Description of the task:
Go through the listing and pick out each line with the word "this" in it.

Exercise materials:

_ _ _ _

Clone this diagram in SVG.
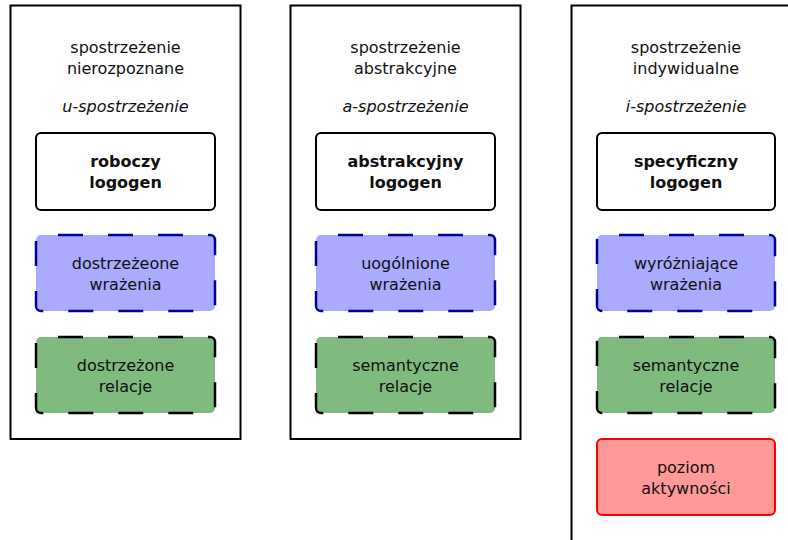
<svg xmlns="http://www.w3.org/2000/svg" width="788" height="540" viewBox="0 0 788 540">
<style>
text{font-family:"DejaVu Sans","Liberation Sans",sans-serif;font-size:16px;fill:#111;text-anchor:middle}
.b{font-weight:bold}
.i{font-style:italic}
.outer{fill:#fff;stroke:#000;stroke-width:2}
.logo{fill:#fff;stroke:#000;stroke-width:2}
.blue{fill:#aaaaff;stroke:#000099;stroke-width:2.5;stroke-dasharray:25 25;stroke-dashoffset:33}
.green{fill:#7fba7f;stroke:#000;stroke-width:2.5;stroke-dasharray:25 25;stroke-dashoffset:33}
.red{fill:#ff9999;stroke:#ff0000;stroke-width:2}
</style>
<rect width="788" height="540" fill="#fff"/>
<g id="col-u">
<rect class="outer" x="10.5" y="5.5" width="230" height="433.5"/>
<text x="125.5" y="53">spostrzeżenie</text>
<text x="125.5" y="74">nierozpoznane</text>
<text class="i" x="125.5" y="112">u-spostrzeżenie</text>
<g id="u-logogen"><rect class="logo" x="36" y="133" width="179" height="77" rx="5"/>
<text class="b" x="125.5" y="167">roboczy</text><text class="b" x="125.5" y="188">logogen</text></g>
<g id="u-wrazenia"><rect class="blue" x="36" y="235" width="179" height="76" rx="5"/>
<text x="125.5" y="269">dostrzeżeone</text><text x="125.5" y="290">wrażenia</text></g>
<g id="u-relacje"><rect class="green" x="36" y="337" width="179" height="76" rx="5"/>
<text x="125.5" y="371">dostrzeżone</text><text x="125.5" y="392">relacje</text></g>
</g>
<g id="col-a">
<rect class="outer" x="290.5" y="5.5" width="230" height="433.5"/>
<text x="405.5" y="53">spostrzeżenie</text>
<text x="405.5" y="74">abstrakcyjne</text>
<text class="i" x="405.5" y="112">a-spostrzeżenie</text>
<g id="a-logogen"><rect class="logo" x="316" y="133" width="179" height="77" rx="5"/>
<text class="b" x="405.5" y="167">abstrakcyjny</text><text class="b" x="405.5" y="188">logogen</text></g>
<g id="a-wrazenia"><rect class="blue" x="316" y="235" width="179" height="76" rx="5"/>
<text x="405.5" y="269">uogólnione</text><text x="405.5" y="290">wrażenia</text></g>
<g id="a-relacje"><rect class="green" x="316" y="337" width="179" height="76" rx="5"/>
<text x="405.5" y="371">semantyczne</text><text x="405.5" y="392">relacje</text></g>
</g>
<g id="col-i">
<rect class="outer" x="571.5" y="5.5" width="230" height="560"/>
<text x="686" y="53">spostrzeżenie</text>
<text x="686" y="74">indywidualne</text>
<text class="i" x="686" y="112">i-spostrzeżenie</text>
<g id="i-logogen"><rect class="logo" x="597" y="133" width="178" height="77" rx="5"/>
<text class="b" x="686" y="167">specyficzny</text><text class="b" x="686" y="188">logogen</text></g>
<g id="i-wrazenia"><rect class="blue" x="597" y="235" width="178" height="76" rx="5"/>
<text x="686" y="269">wyróżniające</text><text x="686" y="290">wrażenia</text></g>
<g id="i-relacje"><rect class="green" x="597" y="337" width="178" height="76" rx="5"/>
<text x="686" y="371">semantyczne</text><text x="686" y="392">relacje</text></g>
<g id="i-poziom"><rect class="red" x="597" y="439" width="178" height="76" rx="5"/>
<text x="686" y="473">poziom</text><text x="686" y="494">aktywności</text></g>
</g>
<g id="connectors"/>
</svg>
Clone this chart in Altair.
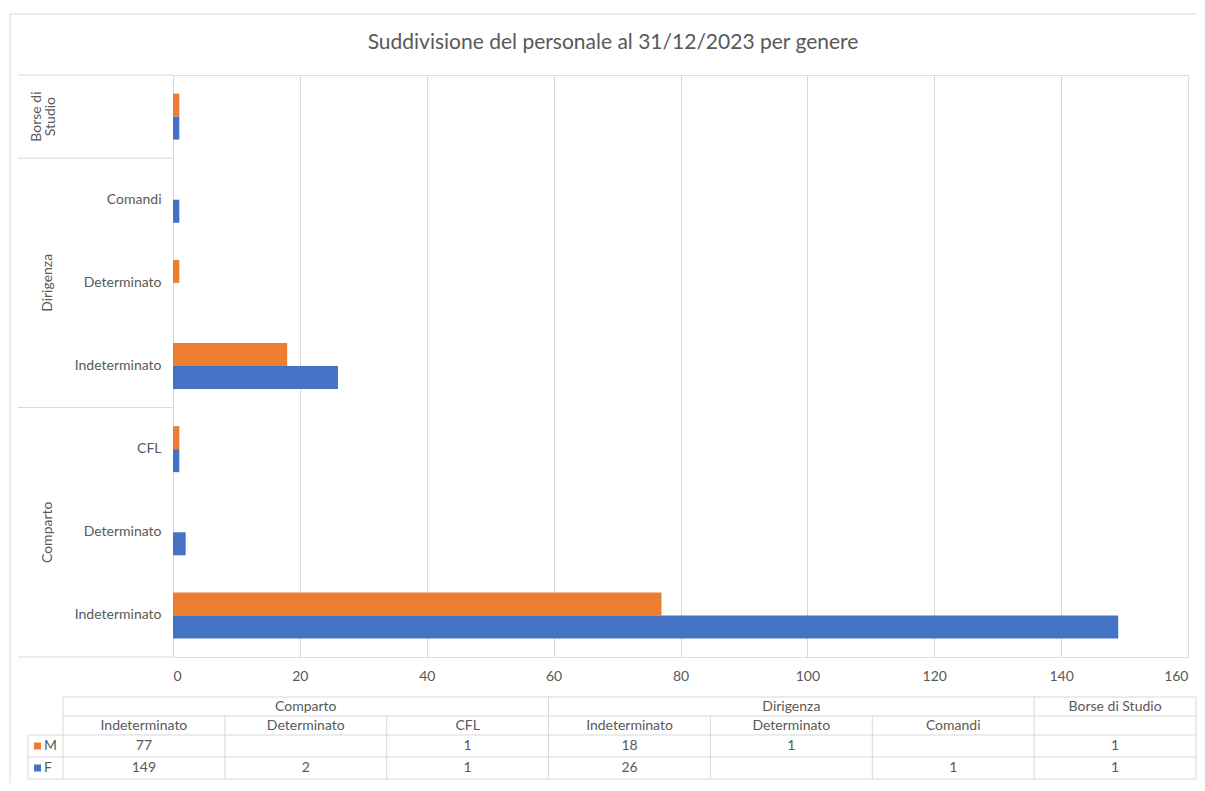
import altair as alt
import pandas as pd

# ---------------- data ----------------
groups = ["Comparto", "Comparto", "Comparto", "Dirigenza", "Dirigenza", "Dirigenza", "Borse di Studio"]
subs = ["Indeterminato", "Determinato", "CFL", "Indeterminato", "Determinato", "Comandi", ""]
m_values = [77, None, 1, 18, 1, None, 1]
f_values = [149, 2, 1, 26, None, 1, 1]
sexes = ["M", "F"]
sex_colors = ["#ED7D31", "#4472C4"]
x_ticks = [0, 20, 40, 60, 80, 100, 120, 140, 160]
title_text = "Suddivisione del personale al 31/12/2023 per genere"

# ---------------- style ----------------
FONT = "Lato"
TXT = "#595959"
GRID = "#D9D9D9"
FS = 14

keys = [f"{g}|{s}" for g, s in zip(groups, subs)]
rows = []
for k, g, s, m, f in zip(keys, groups, subs, m_values, f_values):
    rows.append(dict(key=k, group=g, sub=s, sex="M", value=m))
    rows.append(dict(key=k, group=g, sub=s, sex="F", value=f))
long = pd.DataFrame(rows)
vals = long.dropna(subset=["value"]).copy()
vals["value"] = vals["value"].astype(int)

# group label data (middle key of each group)
grp_rows = []
for g in dict.fromkeys(groups):
    ks = [k for k, gg in zip(keys, groups) if gg == g]
    grp_rows.append(dict(key=ks[len(ks) // 2], label=g))
grp_df = pd.DataFrame(grp_rows)

one = pd.DataFrame({"a": [0]})

y_scale = alt.Scale(domain=keys[::-1], paddingInner=0, paddingOuter=0)
y_axis = alt.Axis(title=None, labelExpr="split(datum.value, '|')[1]", ticks=False,
                  domain=True, domainColor=GRID, labelPadding=12, labelFontSize=FS,
                  labelColor=TXT, labelFont=FONT, grid=False)
tx_scale = alt.Scale(domain=keys, range=[-110, 1023], paddingInner=0, paddingOuter=0)


def hline(y, x1, x2):
    return alt.Chart(one).mark_rule(color=GRID, strokeWidth=1).encode(
        x=alt.value(x1), x2=alt.value(x2), y=alt.value(y))


def vline(x, y1, y2):
    return alt.Chart(one).mark_rule(color=GRID, strokeWidth=1).encode(
        x=alt.value(x), y=alt.value(y1), y2=alt.value(y2))


# chart border (left + top)
border = [hline(-61, -163, 1024), vline(-163, -61, 708)]

title = alt.Chart(one).mark_text(text=title_text, font=FONT, fontSize=21, color=TXT,
                                 align="center", baseline="middle").encode(
    x=alt.value(440), y=alt.value(-32))

bars = alt.Chart(vals).mark_bar().encode(
    x=alt.X("value:Q", scale=alt.Scale(domain=[0, 160], nice=False),
            axis=alt.Axis(values=x_ticks, title=None, grid=True, gridColor=GRID, ticks=False,
                          domain=False, labelPadding=12, labelFontSize=FS, labelColor=TXT,
                          labelFont=FONT)),
    y=alt.Y("key:N", scale=y_scale, axis=y_axis),
    yOffset=alt.YOffset("sex:N", scale=alt.Scale(domain=sexes, paddingInner=0, paddingOuter=0.807)),
    color=alt.Color("sex:N", scale=alt.Scale(domain=sexes, range=sex_colors), legend=None),
)

# group separators on the category axis
sep_keys = [keys[i] for i in range(len(keys)) if i == len(keys) - 1 or groups[i] != groups[i + 1]]
sep_top = alt.Chart(pd.DataFrame({"key": sep_keys})).mark_rule(color=GRID).encode(
    x=alt.value(-155), x2=alt.value(0),
    y=alt.Y("key:N", scale=y_scale, axis=y_axis, bandPosition=0))
sep_bottom = alt.Chart(pd.DataFrame({"key": [keys[0]]})).mark_rule(color=GRID).encode(
    x=alt.value(-155), x2=alt.value(0),
    y=alt.Y("key:N", scale=y_scale, axis=y_axis, bandPosition=1))

grp_text = alt.Chart(grp_df).transform_filter("datum.label != 'Borse di Studio'").mark_text(
    angle=270, font=FONT, fontSize=FS, color=TXT, align="center", baseline="middle").encode(
    x=alt.value(-125),
    y=alt.Y("key:N", scale=y_scale, axis=y_axis, bandPosition=0.5),
    text=alt.Text("label:N"))
borse_text = alt.Chart(grp_df).transform_filter("datum.label == 'Borse di Studio'").transform_calculate(
    lbl="replace(datum.label, 'di ', 'di|')").mark_text(
    angle=270, font=FONT, fontSize=FS, color=TXT, align="center", baseline="middle",
    lineBreak="|", lineHeight=14).encode(
    x=alt.value(-136),
    y=alt.Y("key:N", scale=y_scale, axis=y_axis, bandPosition=0.5),
    text=alt.Text("lbl:N"))

# ---------------- data table ----------------
def table_text(df, field, yv, fmt=None):
    t = alt.Text(f"{field}:Q", format=fmt) if fmt else alt.Text(f"{field}:N")
    return alt.Chart(df).mark_text(font=FONT, fontSize=FS, color=TXT, align="center",
                                   baseline="middle").encode(
        x=alt.X("key:N", scale=tx_scale, axis=None, bandPosition=0.5),
        y=alt.value(yv), text=t)


h1 = table_text(grp_df, "label", 631.5)
h2 = table_text(pd.DataFrame({"key": keys, "sub": subs}), "sub", 650.5)
row_m = table_text(vals[vals.sex == "M"], "value", 671, "d")
row_f = table_text(vals[vals.sex == "F"], "value", 693, "d")

legend_layers = []
for s, c, yv in zip(sexes, sex_colors, [671, 693]):
    legend_layers.append(alt.Chart(one).mark_square(size=49, color=c, opacity=1).encode(
        x=alt.value(-135.5), y=alt.value(yv)))
    legend_layers.append(alt.Chart(one).mark_text(text=s, font=FONT, fontSize=FS, color=TXT,
                                                   align="left", baseline="middle").encode(
        x=alt.value(-129), y=alt.value(yv)))

t_lines = [hline(622, -110, 1023), hline(641, -110, 1023), hline(660, -145, 1023),
           hline(682, -145, 1023), hline(704, -145, 1023), vline(-145, 660, 704)]
grp_start = [keys[i] for i in range(len(keys)) if i == 0 or groups[i] != groups[i - 1]]
inner_start = [k for k in keys if k not in grp_start]
v_grp = alt.Chart(pd.DataFrame({"key": grp_start})).mark_rule(color=GRID).encode(
    x=alt.X("key:N", scale=tx_scale, axis=None, bandPosition=0),
    y=alt.value(622), y2=alt.value(704))
v_inner = alt.Chart(pd.DataFrame({"key": inner_start})).mark_rule(color=GRID).encode(
    x=alt.X("key:N", scale=tx_scale, axis=None, bandPosition=0),
    y=alt.value(641), y2=alt.value(704))
v_end = alt.Chart(pd.DataFrame({"key": [keys[-1]]})).mark_rule(color=GRID).encode(
    x=alt.X("key:N", scale=tx_scale, axis=None, bandPosition=1),
    y=alt.value(622), y2=alt.value(704))

chart = alt.layer(
    *border, title, bars, sep_top, sep_bottom, grp_text, borse_text,
    *t_lines, v_grp, v_inner, v_end, h1, h2, row_m, row_f, *legend_layers
).resolve_scale(x="independent").properties(
    width=1015, height=582,
    autosize=alt.AutoSizeParams(type="none"),
    padding={"left": 165, "top": 67, "right": 9, "bottom": 126},
).configure_view(stroke=None).configure(background="white")

chart.save("out.html", embed_options={"renderer": "svg", "actions": False})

_ _ _ _

Reply:
Clone this diagram in SVG.
Clone this chart in Altair.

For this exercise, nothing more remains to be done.